Behörden führen bessere Luftwerte auf erzwungene Modernisierung zurück
Die Bezirksregierung führt den Schadstoffrückgang auf die Verbesserungsmaßnahmen zurück, die sie der Kokerei auferlegt hatte. Dazu hatte die Aufsichtsbehörde eine Ordnungsverfügung erlassen. „Das ist ein scharfes Schwert“, unterstrich Christel Wies. So musste die Kokerei für die Türen der Koksöfen ein ein funktionierendes Autopositionierungssystem installieren, damit die Ofentüren dicht verschlossen werden und so weniger Schadstoffe frei werden können. Sie musste dazu auch das Gleisbett modernisieren, über das die Türen vor die Öffnungen der Koksöfen geschoben werden.
Im Sommer entscheiden die Behörden dann, wie die Überwachung fortgesetzt werde. „Der Betreiber Arcelor-Mittal ist gefordert, alle zur Verbesserung des Emissionsverhaltens der Kokerei getroffenen Maßnahmen weiterhin optimal umzusetzen“, sagte die Behördenvertreterin. Es bleibe für die Kokerei eine Daueraufgabe, die Auflagen der Behörde zu erfüllen. Dazu gehöre zum Beispiel die regelmäßige Wartung und Instandhaltung der Koksofentüren und die regelmäßige Schulung der Mitarbeiterinnen und Mitarbeiter. Um zu prüfen, dass die Kokerei die erforderlichen Maßnahmen auch anpacke, seien Behördenvertreter immer wieder zu unangemeldeten Kontrollen in Bottrop gewesen. „Es erfolgten zahlreiche unangemeldete Kontrollen vor Ort, auch in den Abendstunden und am Wochenende. Kontrollen werden von uns weiter regelmäßig durchgeführt, überwiegend unangemeldet“, versicherte die Abteilungsleiterin.
Anwohner in Bottrop klagen über Schadstoffbelastung des Gartengemüses
Anwohnern im Umkreis der Kokerei und Vertretern der Bürgerinitiative „Saubere Luft für alle“ reicht das alles nicht aus. „Egal wie gut die Werte jetzt sind, wir haben mit den Altlasten zu tun“, klagt Sprecherin Nicole Kruse. Die Anwohnerin wies darauf hin, dass Umweltbehörden im Bottroper Süden trotz der Verbesserung der Luft noch immer davor warnen müssen, bestimmte Gemüsesorten aus eigenen Gärten zu verspeisen.

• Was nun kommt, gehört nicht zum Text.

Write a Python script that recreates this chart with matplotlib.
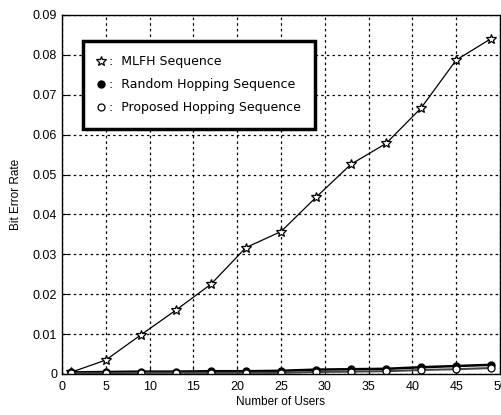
import matplotlib.pyplot as plt

plt.rcParams['font.family'] = ['Liberation Sans', 'DejaVu Sans']

# Data
users = [1, 5, 9, 13, 17, 21, 25, 29, 33, 37, 41, 45, 49]
mlfh = [0.0004, 0.0035, 0.0098, 0.0160, 0.0225, 0.0317, 0.0357,
        0.0443, 0.0526, 0.0578, 0.0667, 0.0787, 0.0841]
random_hop = [0.0004, 0.0005, 0.0006, 0.0006, 0.0007, 0.0007, 0.0008,
              0.0011, 0.0012, 0.0013, 0.0017, 0.0020, 0.0023]
proposed = [0.0002, 0.0002, 0.0003, 0.0003, 0.0003, 0.0003, 0.0003,
            0.0005, 0.0006, 0.0007, 0.0010, 0.0012, 0.0015]
xticks = [0, 5, 10, 15, 20, 25, 30, 35, 40, 45, 50]
yticks = [0, 0.01, 0.02, 0.03, 0.04, 0.05, 0.06, 0.07, 0.08, 0.09]
yticklabels = ["0", "0.01", "0.02", "0.03", "0.04", "0.05", "0.06", "0.07", "0.08", "0.09"]

fig = plt.figure(figsize=(5.02, 4.15), dpi=100)
ax = fig.add_axes([0.1235, 0.0988, 0.8725, 0.8651])

ax.plot(users, mlfh, color="black", linewidth=0.9, marker="*", markersize=7,
        markerfacecolor="white", markeredgecolor="black", markeredgewidth=0.9,
        label=":  MLFH Sequence")
ax.plot(users, random_hop, color="black", linewidth=1.8, marker=".", markersize=10,
        label=":  Random Hopping Sequence")
ax.plot(users, proposed, color="#444444", linewidth=1.5, marker="o", markersize=5,
        markerfacecolor="white", markeredgecolor="black", markeredgewidth=0.9,
        label=":  Proposed Hopping Sequence")

ax.set_xlim(0, 50)
ax.set_ylim(0, 0.09)
ax.set_xticks(xticks)
ax.set_yticks(yticks)
ax.set_yticklabels(yticklabels)
ax.tick_params(direction="in", length=4, width=0.8, labelsize=9, colors="black")
ax.tick_params(axis="x", pad=5)
ax.grid(True, color="black", linestyle=(0, (2, 2.5)), linewidth=0.9)
for s in ax.spines.values():
    s.set_linewidth(1.0)
    s.set_color("black")

ax.set_xlabel("Number of Users", fontsize=8.5, labelpad=2)
ax.set_ylabel("Bit Error Rate", fontsize=8.5, labelpad=8)

leg = ax.legend(loc="upper left", bbox_to_anchor=(0.048, 0.9276),
                prop={"family": "DejaVu Sans", "size": 9},
                handlelength=0.5, handletextpad=0.4, labelspacing=0.8,
                borderpad=1.15, borderaxespad=0, fancybox=False, framealpha=1,
                edgecolor="black")
leg.get_frame().set_linewidth(2.5)
for h in leg.get_lines():
    h.set_linestyle("none")

plt.savefig("out.png", dpi=100)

Von der schärften Warnung, das Blattgemüse besser gar nicht zu verzehren, sind nach Auskunft von Umweltdezernent Klaus Müller insgesamt 11.000 Bürger betroffen. Die abgestuften Warnungen, das Gemüse höchstens viermal oder dreimal pro Woche zu verspeisen, richten sich an weitere 14.500 Bewohner.